→ **What needs to be done**
Return the lines below exactly, from the first line to the line that contains "const SPACING = '1.2px';". Leave out pictures.

→ **Stored data**
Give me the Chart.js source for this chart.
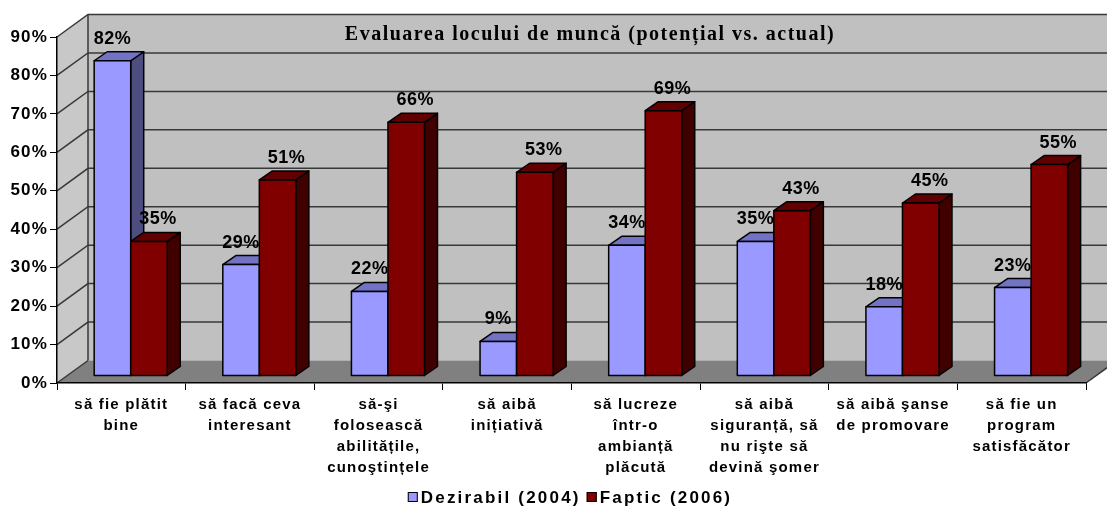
<!DOCTYPE html>
<html><head><meta charset="utf-8">
<script src="https://cdn.jsdelivr.net/npm/chart.js@4/dist/chart.umd.min.js"></script>
<style>html,body{margin:0;padding:0;background:#fff;} #wrap{width:1107px;height:506px;}</style>
</head><body><div id="wrap"><canvas id="c" width="1107" height="506"></canvas></div>
<script>
const chartTitle = 'Evaluarea locului de muncă (potențial vs. actual)';
const categories = [
  ['să fie plătit', 'bine'],
  ['să facă ceva', 'interesant'],
  ['să-şi', 'folosească', 'abilitățile,', 'cunoştințele'],
  ['să aibă', 'inițiativă'],
  ['să lucreze', 'într-o', 'ambianță', 'plăcută'],
  ['să aibă', 'siguranță, să', 'nu rişte să', 'devină şomer'],
  ['să aibă şanse', 'de promovare'],
  ['să fie un', 'program', 'satisfăcător']
];
const seriesNames = ['Dezirabil (2004)', 'Faptic (2006)'];
const dezirabil = [82, 29, 22, 9, 34, 35, 18, 23];
const faptic = [35, 51, 66, 53, 69, 43, 45, 55];
const yMin = 0, yMax = 90, yStep = 10;

const SANS = "'Liberation Sans', Arial, sans-serif";
const SERIF = "'Liberation Serif', 'Times New Roman', serif";
const colors = [
  {front: '#9999ff', top: '#7373c6', side: '#4d4d80'},
  {front: '#800000', top: '#600000', side: '#400000'}
];
const WALL_DX = 31, WALL_DY = -22.5;   // depth of the walls
const OFF_X = 9.4, OFF_Y = -7;         // bars set back from the front plane
const BOX_DX = 13, BOX_DY = -9;        // bar depth
const LABEL_SHIFT = [0, 9];
const SPACING = '1.2px';

function poly(ctx, pts, fill, stroke, lw) {
  ctx.beginPath();
  ctx.moveTo(pts[0][0], pts[0][1]);
  for (let i = 1; i < pts.length; i++) ctx.lineTo(pts[i][0], pts[i][1]);
  ctx.closePath();
  if (fill) { ctx.fillStyle = fill; ctx.fill(); }
  if (stroke) { ctx.strokeStyle = stroke; ctx.lineWidth = lw || 1; ctx.stroke(); }
}

const spacingPlugin = {
  id: 'spacing',
  beforeUpdate(chart) { chart.ctx.letterSpacing = SPACING; },
  beforeDraw(chart) { chart.ctx.letterSpacing = SPACING; }
};

const scenePlugin = {
  id: 'scene',
  beforeDraw(chart) {
    const ctx = chart.ctx;
    const a = chart.chartArea;
    const ys = chart.scales.y;
    const L = a.left, R = a.right, T = ys.getPixelForValue(yMax), B = ys.getPixelForValue(yMin);
    ctx.save();
    ctx.fillStyle = '#fff';
    ctx.fillRect(0, 0, chart.width, chart.height);
    // back wall
    poly(ctx, [[L + WALL_DX, T + WALL_DY], [R + WALL_DX, T + WALL_DY], [R + WALL_DX, B + WALL_DY], [L + WALL_DX, B + WALL_DY]], '#c0c0c0');
    // side wall
    poly(ctx, [[L, B], [L, T], [L + WALL_DX, T + WALL_DY], [L + WALL_DX, B + WALL_DY]], '#c8c8c8');
    // floor
    poly(ctx, [[L, B], [L + WALL_DX, B + WALL_DY], [R + WALL_DX, B + WALL_DY], [R, B]], '#808080');
    // grid lines
    ctx.strokeStyle = '#383838';
    ctx.lineWidth = 1.5;
    for (let v = yMin; v <= yMax; v += yStep) {
      const y = ys.getPixelForValue(v);
      ctx.beginPath();
      ctx.moveTo(L, y);
      ctx.lineTo(L + WALL_DX, y + WALL_DY);
      if (v > yMin) ctx.lineTo(R + WALL_DX, y + WALL_DY);
      ctx.stroke();
    }
    ctx.beginPath();
    ctx.moveTo(L + WALL_DX, T + WALL_DY);
    ctx.lineTo(L + WALL_DX, B + WALL_DY);
    ctx.moveTo(R, B);
    ctx.lineTo(R + WALL_DX, B + WALL_DY);
    ctx.stroke();
    // title
    ctx.letterSpacing = '1.5px';
    ctx.fillStyle = '#000';
    ctx.font = 'bold 20px ' + SERIF;
    ctx.textAlign = 'center';
    ctx.textBaseline = 'alphabetic';
    ctx.fillText(chartTitle, 590, 40);
    // legend
    ctx.font = 'bold 17px ' + SANS;
    ctx.letterSpacing = '2.2px';
    ctx.textAlign = 'left';
    ctx.textBaseline = 'middle';
    const box = 10, gapIn = 3, gapOut = 6;
    const widths = seriesNames.map(s => ctx.measureText(s).width);
    let total = 0;
    widths.forEach((w, i) => { total += box + gapIn + w + (i < widths.length - 1 ? gapOut : 0); });
    let x = 570 - total / 2;
    const ly = 497;
    seriesNames.forEach((s, i) => {
      ctx.fillStyle = colors[i].front;
      ctx.fillRect(x, ly - box / 2, box, box);
      ctx.strokeStyle = '#000';
      ctx.lineWidth = 1;
      ctx.strokeRect(x + 0.5, ly - box / 2 + 0.5, box - 1, box - 1);
      ctx.fillStyle = '#000';
      ctx.fillText(s, x + box + gapIn, ly + 1);
      x += box + gapIn + widths[i] + gapOut;
    });
    ctx.restore();
    chart.ctx.letterSpacing = SPACING;
  },
  beforeDatasetsDraw(chart) {
    const ctx = chart.ctx;
    const n = chart.data.labels.length;
    ctx.save();
    ctx.lineJoin = 'round';
    for (let i = 0; i < n; i++) {
      chart.data.datasets.forEach((ds, d) => {
        const el = chart.getDatasetMeta(d).data[i];
        const p = el.getProps(['x', 'y', 'base', 'width'], true);
        const x0 = p.x - p.width / 2 + OFF_X, x1 = p.x + p.width / 2 + OFF_X;
        const yt = p.y + OFF_Y, yb = p.base + OFF_Y;
        const c = colors[d];
        poly(ctx, [[x1, yt], [x1 + BOX_DX, yt + BOX_DY], [x1 + BOX_DX, yb + BOX_DY], [x1, yb]], c.side, '#000', 1.5);
        poly(ctx, [[x0, yt], [x0 + BOX_DX, yt + BOX_DY], [x1 + BOX_DX, yt + BOX_DY], [x1, yt]], c.top, '#000', 1.5);
        poly(ctx, [[x0, yt], [x1, yt], [x1, yb], [x0, yb]], c.front, '#000', 1.5);
      });
    }
    ctx.restore();
    return false;
  },
  afterDraw(chart) {
    const ctx = chart.ctx;
    ctx.save();
    ctx.letterSpacing = '0.5px';
    ctx.font = 'bold 18px ' + SANS;
    ctx.fillStyle = '#000';
    ctx.textAlign = 'center';
    ctx.textBaseline = 'alphabetic';
    chart.data.datasets.forEach((ds, d) => {
      chart.getDatasetMeta(d).data.forEach((el, i) => {
        const p = el.getProps(['x', 'y'], true);
        ctx.fillText(ds.data[i] + '%', p.x + OFF_X + LABEL_SHIFT[d], p.y + OFF_Y - 17);
      });
    });
    ctx.restore();
  }
};

new Chart(document.getElementById('c'), {
  type: 'bar',
  data: {
    labels: categories,
    datasets: [
      {label: seriesNames[0], data: dezirabil, backgroundColor: colors[0].front},
      {label: seriesNames[1], data: faptic, backgroundColor: colors[1].front}
    ]
  },
  options: {
    responsive: false,
    devicePixelRatio: 1,
    animation: false,
    layout: {padding: {top: 37, right: 21, left: 0, bottom: 0}},
    datasets: {bar: {categoryPercentage: 0.568, barPercentage: 1.0}},
    plugins: {legend: {display: false}, title: {display: false}, tooltip: {enabled: false}},
    scales: {
      x: {
        offset: true,
        grid: {offset: true, drawOnChartArea: false, drawTicks: true, tickLength: 7, color: '#000', lineWidth: 1},
        border: {display: true, color: '#000', width: 1.5},
        ticks: {font: {family: SANS, size: 15, weight: 'bold', lineHeight: 1.4}, color: '#000', padding: 4,
                maxRotation: 0, minRotation: 0, autoSkip: false},
        afterFit(s) { s.height = 123; }
      },
      y: {
        min: yMin, max: yMax,
        grid: {drawOnChartArea: false, drawTicks: true, tickLength: 7, color: '#000', lineWidth: 1},
        border: {display: true, color: '#000', width: 1.5},
        ticks: {stepSize: yStep, callback: v => v + '%', font: {family: SANS, size: 17, weight: 'bold'}, color: '#000', padding: 2},
        afterFit(s) { s.width = 57; }
      }
    }
  },
  plugins: [spacingPlugin, scenePlugin]
});
</script>
</body></html>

→ **The response**
Give me the Chart.js source for this chart.
<!DOCTYPE html>
<html><head><meta charset="utf-8">
<script src="https://cdn.jsdelivr.net/npm/chart.js@4/dist/chart.umd.min.js"></script>
<style>html,body{margin:0;padding:0;background:#fff;} #wrap{width:1107px;height:506px;}</style>
</head><body><div id="wrap"><canvas id="c" width="1107" height="506"></canvas></div>
<script>
const chartTitle = 'Evaluarea locului de muncă (potențial vs. actual)';
const categories = [
  ['să fie plătit', 'bine'],
  ['să facă ceva', 'interesant'],
  ['să-şi', 'folosească', 'abilitățile,', 'cunoştințele'],
  ['să aibă', 'inițiativă'],
  ['să lucreze', 'într-o', 'ambianță', 'plăcută'],
  ['să aibă', 'siguranță, să', 'nu rişte să', 'devină şomer'],
  ['să aibă şanse', 'de promovare'],
  ['să fie un', 'program', 'satisfăcător']
];
const seriesNames = ['Dezirabil (2004)', 'Faptic (2006)'];
const dezirabil = [82, 29, 22, 9, 34, 35, 18, 23];
const faptic = [35, 51, 66, 53, 69, 43, 45, 55];
const yMin = 0, yMax = 90, yStep = 10;

const SANS = "'Liberation Sans', Arial, sans-serif";
const SERIF = "'Liberation Serif', 'Times New Roman', serif";
const colors = [
  {front: '#9999ff', top: '#7373c6', side: '#4d4d80'},
  {front: '#800000', top: '#600000', side: '#400000'}
];
const WALL_DX = 31, WALL_DY = -22.5;   // depth of the walls
const OFF_X = 9.4, OFF_Y = -7;         // bars set back from the front plane
const BOX_DX = 13, BOX_DY = -9;        // bar depth
const LABEL_SHIFT = [0, 9];
const SPACING = '1.2px';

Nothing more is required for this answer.